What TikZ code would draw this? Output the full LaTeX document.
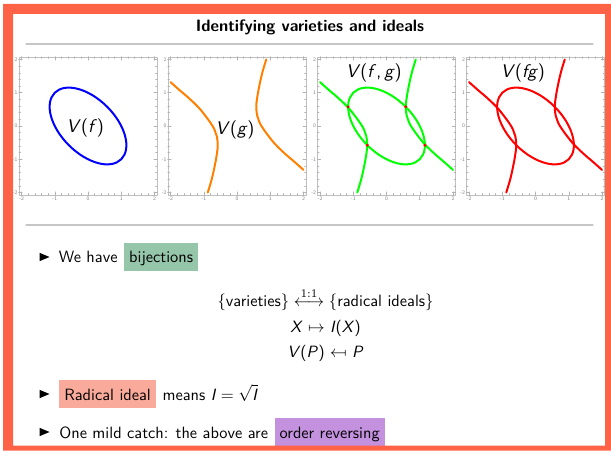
\documentclass[tikz,border=0pt]{standalone}
\usepackage{amsmath}
\usepackage{graphicx}
\renewcommand{\familydefault}{\sfdefault}
\definecolor{framered}{RGB}{255,99,71}
\definecolor{hlgreen}{RGB}{150,198,170}
\definecolor{hlred}{RGB}{250,170,155}
\definecolor{hlviolet}{RGB}{196,145,222}
\definecolor{mmaorange}{RGB}{255,128,0}
\newcommand{\mv}[1]{\textit{#1\/}}
\newcommand{\gbranch}{plot[smooth, tension=.7] coordinates {(.88,2) (.76,1.6) (.66,1.15) (.6,.8) (.58,.55) (.61,.3) (.68,.1) (.8,-.1) (.97,-.33) (1.16,-.56) (1.45,-.84) (1.73,-1.08) (2,-1.32)}}

\begin{document}
\begin{tikzpicture}[x=.6pt, y=.6pt, line cap=round, line join=round, every node/.style={font=\fontsize{9.8}{11.5}\selectfont}]
  \tikzset{curve/.style={line width=1.2pt}, panel/.style={draw=gray!50, line width=.35pt},
    tick/.style={draw=gray!60, line width=.3pt}, ticklabel/.style={font=\fontsize{3.2}{3.5}\selectfont, text=gray, inner sep=.6pt},
    curvelabel/.style={font=\fontsize{11}{13}\selectfont},
    hl/.style={anchor=base west, inner xsep=3pt, inner ysep=0pt, text height=12pt, text depth=4.8pt},
    plain/.style={anchor=base west, inner sep=0pt}, rulestyle/.style={draw=gray!45, line width=.7pt}}
  \useasboundingbox (0,0) rectangle (611,451);

  % title
  \node[font=\fontsize{9.9}{12}\selectfont\bfseries] (title) at (310,424) {Identifying varieties and ideals};
  \draw[rulestyle] (26,407) -- (593,407);
  \draw[rulestyle] (26,226) -- (593,226);

  % frames of the four plots
  \foreach \cx [count=\p] in {88,237,386.5,535.5} {
    \begin{scope}[shift={(\cx,325)}, x=19.95pt, y=19.95pt]
      \draw[panel] (-2.08,-2.08) rectangle (2.08,2.08);
      \foreach \t in {-2,-1.8,...,2.01} {
        \draw[tick] (\t,-2.08) -- ++(0,.05) (\t,2.08) -- ++(0,-.05);
        \draw[tick] (-2.08,\t) -- ++(.05,0) (2.08,\t) -- ++(-.05,0);
      }
      \foreach \t [count=\k] in {-2,...,2} {
        \draw[tick] (\t,-2.08) -- ++(0,.1) (\t,2.08) -- ++(0,-.1);
        \draw[tick] (-2.08,\t) -- ++(.1,0) (2.08,\t) -- ++(-.1,0);
        \node[ticklabel, below] (xt\p\k) at (\t,-2.08) {\t};
        \node[ticklabel, left] (yt\p\k) at (-2.08,\t) {\t};
      }
    \end{scope}
  }

  % V(f)
  \begin{scope}[shift={(88,325)}, x=19.95pt, y=19.95pt]
    \draw[curve, blue, rotate=-45] (0,0) ellipse [x radius=1.414, y radius=.816];
    \node[curvelabel] (vf) at (-.08,-.06) {\mv{V}(\mv{f})};
  \end{scope}

  % V(g)
  \begin{scope}[shift={(237,325)}, x=19.95pt, y=19.95pt]
    \draw[curve, mmaorange] \gbranch;
    \draw[curve, mmaorange, rotate=180] \gbranch;
    \node[curvelabel] (vg) at (-.06,-.12) {\mv{V}(\mv{g})};
  \end{scope}

  % V(f,g)
  \begin{scope}[shift={(386.5,325)}, x=19.95pt, y=19.95pt]
    \draw[curve, green, rotate=-45] (0,0) ellipse [x radius=1.414, y radius=.816];
    \draw[curve, green] \gbranch;
    \draw[curve, green, rotate=180] \gbranch;
    \foreach \x/\y in {.577/.577,1.155/-.577,-.577/-.577,-1.155/.577}
      \fill[red] (\x,\y) circle [radius=.05];
    \node[curvelabel] (vfg) at (-.38,1.6) {\mv{V}(\mv{f},\,\mv{g})};
  \end{scope}

  % V(fg)
  \begin{scope}[shift={(535.5,325)}, x=19.95pt, y=19.95pt]
    \draw[curve, red, rotate=-45] (0,0) ellipse [x radius=1.414, y radius=.816];
    \draw[curve, red] \gbranch;
    \draw[curve, red, rotate=180] \gbranch;
    \node[curvelabel] (vprod) at (-.38,1.6) {\mv{V}(\mv{fg})};
  \end{scope}

  % bullets
  \foreach \y in {194,57,19}
    \fill (39.5,\y-4.2) -- (39.5,\y+4.2) -- (49.5,\y) -- cycle;

  \node[plain] (have) at (58.5,188) {We have};
  \node[hl, fill=hlgreen, xshift=3.6pt] (bij) at (have.base east) {bijections};

  \node[anchor=base] (corr) at (325.5,144) {$\{\text{varieties}\}\overset{1:1}{\longleftrightarrow}\{\text{radical ideals}\}$};
  \node[anchor=base] (fwd) at (325.5,118) {\mv{X} $\mapsto$ \mv{I}(\mv{X})};
  \node[anchor=base] (bwd) at (325.5,93) {\mv{V}(\mv{P}) $\mathrel{\reflectbox{$\mapsto$}}$ \mv{P}};

  \node[hl, fill=hlred] (rad) at (59,51) {Radical ideal};
  \node[plain, xshift=3.6pt] (means) at (rad.base east) {means $\mv{I}=\sqrt{\mv{I}}$};

  \node[plain] (catch) at (59,13) {One mild catch: the above are};
  \node[hl, fill=hlviolet, xshift=3.6pt] (rev) at (catch.base east) {order reversing};

  % frame
  \fill[framered, even odd rule] (3,.5) rectangle (611,447) (13,5.5) rectangle (605,437);
\end{tikzpicture}
\end{document}
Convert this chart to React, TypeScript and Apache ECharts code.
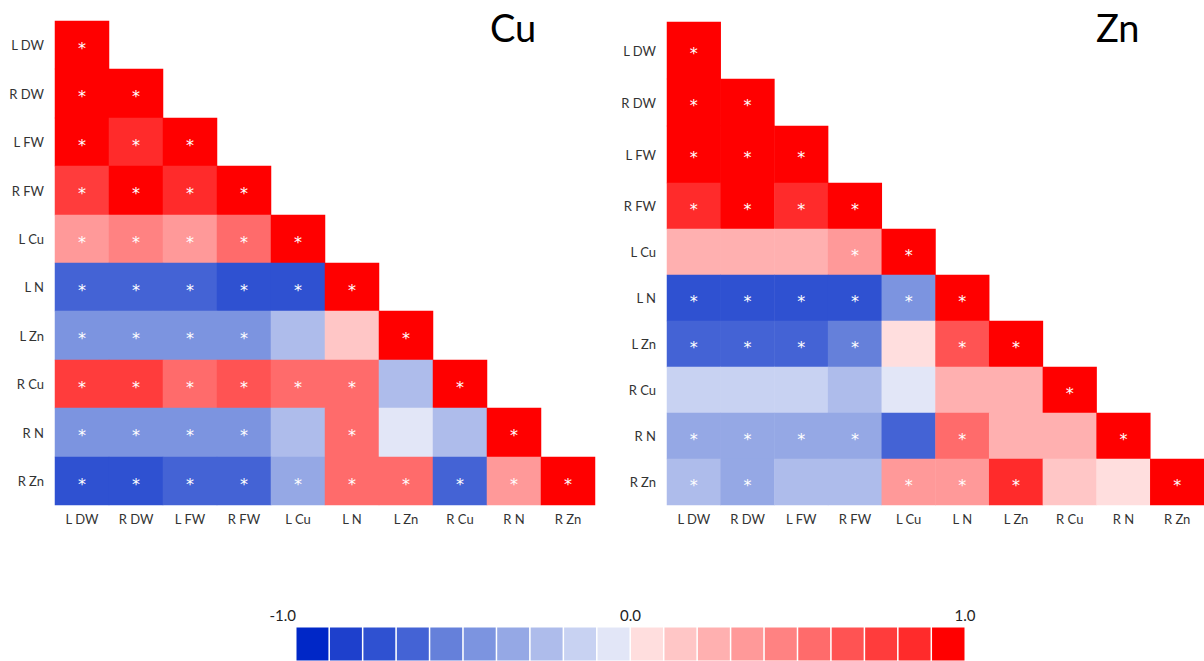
import React, { useEffect, useRef } from "react";
import * as echarts from "echarts";

// ---------- data ----------
const VARS = ["L DW", "R DW", "L FW", "R FW", "L Cu", "L N", "L Zn", "R Cu", "R N", "R Zn"];

// lower-triangle correlation coefficients (row i, columns 0..i)
const CU_R: number[][] = [
  [1],
  [0.95, 1],
  [0.95, 0.85, 1],
  [0.78, 0.95, 0.82, 1],
  [0.35, 0.45, 0.32, 0.55, 1],
  [-0.65, -0.65, -0.65, -0.75, -0.72, 1],
  [-0.45, -0.45, -0.45, -0.45, -0.25, 0.15, 1],
  [0.72, 0.72, 0.58, 0.68, 0.52, 0.58, -0.25, 1],
  [-0.45, -0.45, -0.45, -0.45, -0.25, 0.58, -0.05, -0.25, 1],
  [-0.75, -0.78, -0.65, -0.65, -0.35, 0.58, 0.58, -0.65, 0.35, 1],
];
const CU_SIG: number[][] = [
  [1],
  [1, 1],
  [1, 1, 1],
  [1, 1, 1, 1],
  [1, 1, 1, 1, 1],
  [1, 1, 1, 1, 1, 1],
  [1, 1, 1, 1, 0, 0, 1],
  [1, 1, 1, 1, 1, 1, 0, 1],
  [1, 1, 1, 1, 0, 1, 0, 0, 1],
  [1, 1, 1, 1, 1, 1, 1, 1, 1, 1],
];

const ZN_R: number[][] = [
  [1],
  [0.95, 1],
  [0.95, 0.95, 1],
  [0.82, 0.95, 0.82, 1],
  [0.25, 0.25, 0.25, 0.35, 1],
  [-0.75, -0.75, -0.75, -0.75, -0.45, 1],
  [-0.65, -0.65, -0.65, -0.55, 0.05, 0.68, 1],
  [-0.15, -0.15, -0.15, -0.25, -0.05, 0.25, 0.25, 1],
  [-0.35, -0.35, -0.35, -0.35, -0.65, 0.58, 0.25, 0.25, 1],
  [-0.25, -0.35, -0.25, -0.25, 0.35, 0.35, 0.82, 0.15, 0.05, 1],
];
const ZN_SIG: number[][] = [
  [1],
  [1, 1],
  [1, 1, 1],
  [1, 1, 1, 1],
  [0, 0, 0, 1, 1],
  [1, 1, 1, 1, 1, 1],
  [1, 1, 1, 1, 0, 1, 1],
  [0, 0, 0, 0, 0, 0, 0, 1],
  [1, 1, 1, 1, 0, 1, 0, 0, 1],
  [1, 1, 0, 0, 1, 1, 1, 0, 0, 1],
];

const PALETTE = [
  "#0027C7", "#1E40CC", "#2F51D1", "#4463D5", "#6580DA",
  "#7C94E0", "#95A8E5", "#AEBCEB", "#C8D2F2", "#E2E6F7",
  "#FFDEDE", "#FFC6C6", "#FFB0B0", "#FF9999", "#FF8282",
  "#FF6B6B", "#FF5353", "#FF3C3C", "#FF2B2B", "#FF0000",
];
const BAR_VALUES = [
  -0.95, -0.85, -0.75, -0.65, -0.55, -0.45, -0.35, -0.25, -0.15, -0.05,
  0.05, 0.15, 0.25, 0.35, 0.45, 0.55, 0.65, 0.75, 0.85, 0.95,
];
const BAR_TICK_MIN = -1;
const BAR_TICK_MAX = 1;
const BAR_TICK_STEP = 1;

// ---------- layout ----------
const LABEL_FONT = "Lato, 'Noto Sans', sans-serif";
const CU_LAYOUT = { left: 55, colW: 54, edges: [21, 69, 118, 166, 215, 263, 311, 360, 408, 457, 505] };
const ZN_LAYOUT = { left: 667, colW: 54, edges: [22, 79, 126, 183, 229, 275, 321, 367, 413, 459, 505] };

function buildPanel(R: number[][], SIG: number[][], layout: any, grids: any[], xAxes: any[], yAxes: any[], series: any[]) {
  const n = VARS.length;
  for (let i = 0; i < n; i++) {
    const gi = grids.length;
    grids.push({
      left: layout.left,
      top: layout.edges[i],
      width: layout.colW * n,
      height: layout.edges[i + 1] - layout.edges[i],
      containLabel: false,
    });
    xAxes.push({
      gridIndex: gi,
      type: "category",
      data: VARS,
      axisLine: { show: false },
      axisTick: { show: false },
      splitArea: { show: false },
      axisLabel: { show: i === n - 1, fontSize: 13, color: "#333", margin: 7, fontFamily: LABEL_FONT },
    });
    yAxes.push({
      gridIndex: gi,
      type: "category",
      data: [VARS[i]],
      axisLine: { show: false },
      axisTick: { show: false },
      splitArea: { show: false },
      axisLabel: { fontSize: 13, color: "#333", margin: 11, fontFamily: LABEL_FONT },
    });
    series.push({
      type: "heatmap",
      xAxisIndex: gi,
      yAxisIndex: gi,
      data: R[i].map((v, j) => ({ value: [j, 0, v], star: SIG[i][j] === 1 })),
      label: {
        show: true,
        formatter: (p: any) => (p.data.star ? "*" : ""),
        color: "#ffffff",
        fontSize: 16,
        fontFamily: "'DejaVu Sans', sans-serif",
        offset: [0, 3],
      },
      itemStyle: { borderWidth: 0 },
      emphasis: { disabled: true },
    });
  }
}

export default function App() {
  const ref = useRef<HTMLDivElement>(null);
  useEffect(() => {
    if (!ref.current) return;
    document.body.style.margin = "0";
    const chart = echarts.init(ref.current, undefined, { renderer: "svg" });
    const grids: any[] = [];
    const xAxes: any[] = [];
    const yAxes: any[] = [];
    const series: any[] = [];
    buildPanel(CU_R, CU_SIG, CU_LAYOUT, grids, xAxes, yAxes, series);
    buildPanel(ZN_R, ZN_SIG, ZN_LAYOUT, grids, xAxes, yAxes, series);

    // colour bar
    const bi = grids.length;
    grids.push({ left: 296, top: 627, width: 669, height: 44 });
    xAxes.push({
      gridIndex: bi,
      type: "category",
      data: BAR_VALUES.map((v) => String(v)),
      show: false,
    });
    xAxes.push({
      gridIndex: bi,
      type: "value",
      position: "top",
      min: BAR_TICK_MIN,
      max: BAR_TICK_MAX,
      interval: BAR_TICK_STEP,
      axisLine: { show: false },
      axisTick: { show: false },
      splitLine: { show: false },
      axisLabel: {
        formatter: (v: number) => v.toFixed(1),
        fontSize: 15,
        color: "#222",
        margin: 5,
        fontFamily: LABEL_FONT,
        alignMinLabel: "right",
        alignMaxLabel: "center",
      },
    });
    yAxes.push({ gridIndex: bi, type: "category", data: [""], show: false });
    series.push({
      type: "heatmap",
      xAxisIndex: bi,
      yAxisIndex: bi,
      data: BAR_VALUES.map((v, i) => [i, 0, v]),
      itemStyle: { borderColor: "#ffffff", borderWidth: 1.5 },
      emphasis: { disabled: true },
    });

    const heatIdx = series.map((_, i) => i);
    const pieces = PALETTE.map((c, i) => {
      const lo = Math.round((-1 + i * 0.1) * 10) / 10;
      const hi = Math.round((-1 + (i + 1) * 0.1) * 10) / 10;
      return i === PALETTE.length - 1 ? { gte: lo, lte: hi + 0.001, color: c } : { gte: lo, lt: hi, color: c };
    });

    chart.setOption({
      animation: false,
      backgroundColor: "#ffffff",
      title: [
        { text: "Cu", left: 485, top: 3, textStyle: { fontSize: 38, fontWeight: "normal", color: "#000", fontFamily: LABEL_FONT } },
        { text: "Zn", left: 1091, top: 3, textStyle: { fontSize: 38, fontWeight: "normal", color: "#000", fontFamily: LABEL_FONT } },
      ],
      tooltip: { show: false },
      visualMap: {
        type: "piecewise",
        show: false,
        dimension: 2,
        seriesIndex: heatIdx,
        pieces,
      },
      grid: grids,
      xAxis: xAxes,
      yAxis: yAxes,
      series,
    });
    return () => chart.dispose();
  }, []);
  return <div ref={ref} style={{ width: 1204, height: 661, background: "#fff" }} />;
}
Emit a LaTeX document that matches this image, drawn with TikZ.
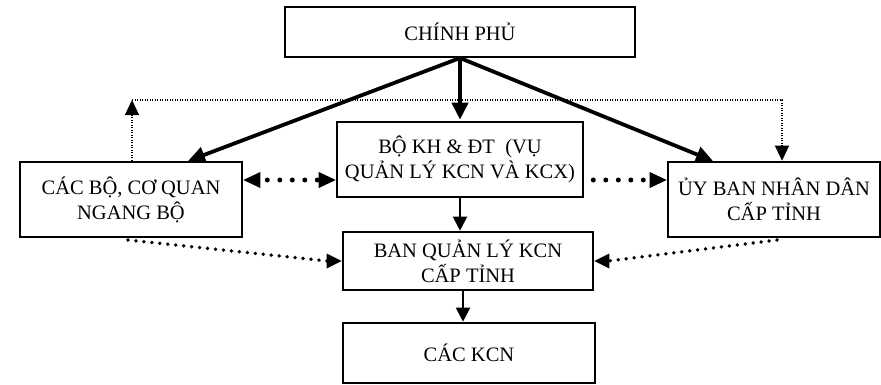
\documentclass[tikz,border=0pt]{standalone}
\usepackage{fontspec}
\setmainfont{Liberation Serif}
\usetikzlibrary{arrows.meta,calc,decorations.markings}
\begin{document}
\begin{tikzpicture}[x=1pt,y=-1pt,
  box/.style={draw,line width=2.6pt,fill=white,align=center,inner sep=0pt,
    font=\fontsize{20.5}{25}\selectfont},
  thickarr/.style={line width=3.8pt,-{Triangle[length=17pt,width=16pt]}},
  solidarr/.style={line width=2pt,-{Triangle[length=14pt,width=14pt]}},
  thindot/.style={line width=1.2pt,dash pattern=on 1.2pt off 1.3pt,-{Triangle[length=15pt,width=14pt]}},
  bigdot/.style={decoration={markings,mark=between positions 0 and 1 step 12.5pt with {\fill (0,0) circle (2.5pt);}},decorate},
  meddot/.style={decoration={markings,mark=between positions 0 and 1 step 8pt with {\fill (0,0) circle (1.9pt);}},decorate},
  headfill/.style={fill=black}
]
\useasboundingbox (0,0) rectangle (881,384);
\node[box,minimum width=350pt,minimum height=50pt] (CP) at (460,32) {CHÍNH PHỦ};
\node[box,minimum width=222pt,minimum height=75pt] (L) at (131,199.5) {CÁC BỘ, CƠ QUAN\\NGANG BỘ};
\node[box,minimum width=246pt,minimum height=75pt] (M) at (460,159.5) {BỘ KH \& ĐT\ \ (VỤ\\QUẢN LÝ KCN VÀ KCX)};
\node[box,minimum width=212pt,minimum height=75pt] (R) at (774,199.5) {ỦY BAN NHÂN DÂN\\CẤP TỈNH};
\node[box,minimum width=250pt,minimum height=58pt] (B) at (468,261) {BAN QUẢN LÝ KCN\\CẤP TỈNH};
\node[box,minimum width=252pt,minimum height=60pt] (K) at (469,353) {CÁC KCN};
% thick arrows from government
\coordinate (cpo) at (460,58);
\coordinate (lt) at (188,161);
\coordinate (rt) at (713,161);
\draw[thickarr] (cpo) -- (lt);
\draw[thickarr] (cpo) -- (rt);
\draw[thickarr] (cpo) -- ($(M.north -| cpo)+(0,-1)$);
% thin dotted loop
\coordinate (ltop) at (132,100);
\coordinate (rtop) at (782,100);
\draw[thindot] (L.north -| ltop) -- (ltop);
\draw[thindot] (ltop) -- (rtop) -- (R.north -| rtop);
% big dotted horizontal arrows
\coordinate (hy) at (0,180);
\path[bigdot] ($(L.east |- hy)+(24,0)$) -- ($(M.west |- hy)+(-16,0)$);
\path[bigdot] ($(M.east |- hy)+(9,0)$) -- ($(R.west |- hy)+(-18,0)$);
\fill[headfill] (L.east |- hy) -- ++(17,-8) -- ++(0,16) -- cycle;
\fill[headfill] (M.west |- hy) -- ++(-17,-8) -- ++(0,16) -- cycle;
\fill[headfill] (R.west |- hy) -- ++(-17,-8) -- ++(0,16) -- cycle;
% slanted dotted arrows into Ban QL
\coordinate (bl) at (128,240);
\coordinate (br) at (777,240);
\path[meddot] (bl) -- ($(B.west)+(-14,0)$);
\fill[headfill] (B.west) -- ++(-15,-7.5) -- ++(0,15) -- cycle;
\path[meddot] (br) -- ($(B.east)+(14,0)$);
\fill[headfill] (B.east) -- ++(15,-7.5) -- ++(0,15) -- cycle;
% solid vertical arrows
\draw[solidarr] (M.south) -- (B.north -| M.south);
\coordinate (kx) at (463,0);
\draw[solidarr] (B.south -| kx) -- (K.north -| kx);
\end{tikzpicture}
\end{document}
################
Exercise description => Repeat, exactly and in full, each line from the start of the data to the line that contains "(.76,1.6) (.66,1.15) (.6,.8)". Pictures do not go in.

Task result =>
What TikZ code would draw this? Output the full LaTeX document.
\documentclass[tikz,border=0pt]{standalone}
\usepackage{amsmath}
\usepackage{graphicx}
\renewcommand{\familydefault}{\sfdefault}
\definecolor{framered}{RGB}{255,99,71}
\definecolor{hlgreen}{RGB}{150,198,170}
\definecolor{hlred}{RGB}{250,170,155}
\definecolor{hlviolet}{RGB}{196,145,222}
\definecolor{mmaorange}{RGB}{255,128,0}
\newcommand{\mv}[1]{\textit{#1\/}}
\newcommand{\gbranch}{plot[smooth, tension=.7] coordinates {(.88,2) (.76,1.6) (.66,1.15) (.6,.8) (.58,.55) (.61,.3) (.68,.1) (.8,-.1) (.97,-.33) (1.16,-.56) (1.45,-.84) (1.73,-1.08) (2,-1.32)}}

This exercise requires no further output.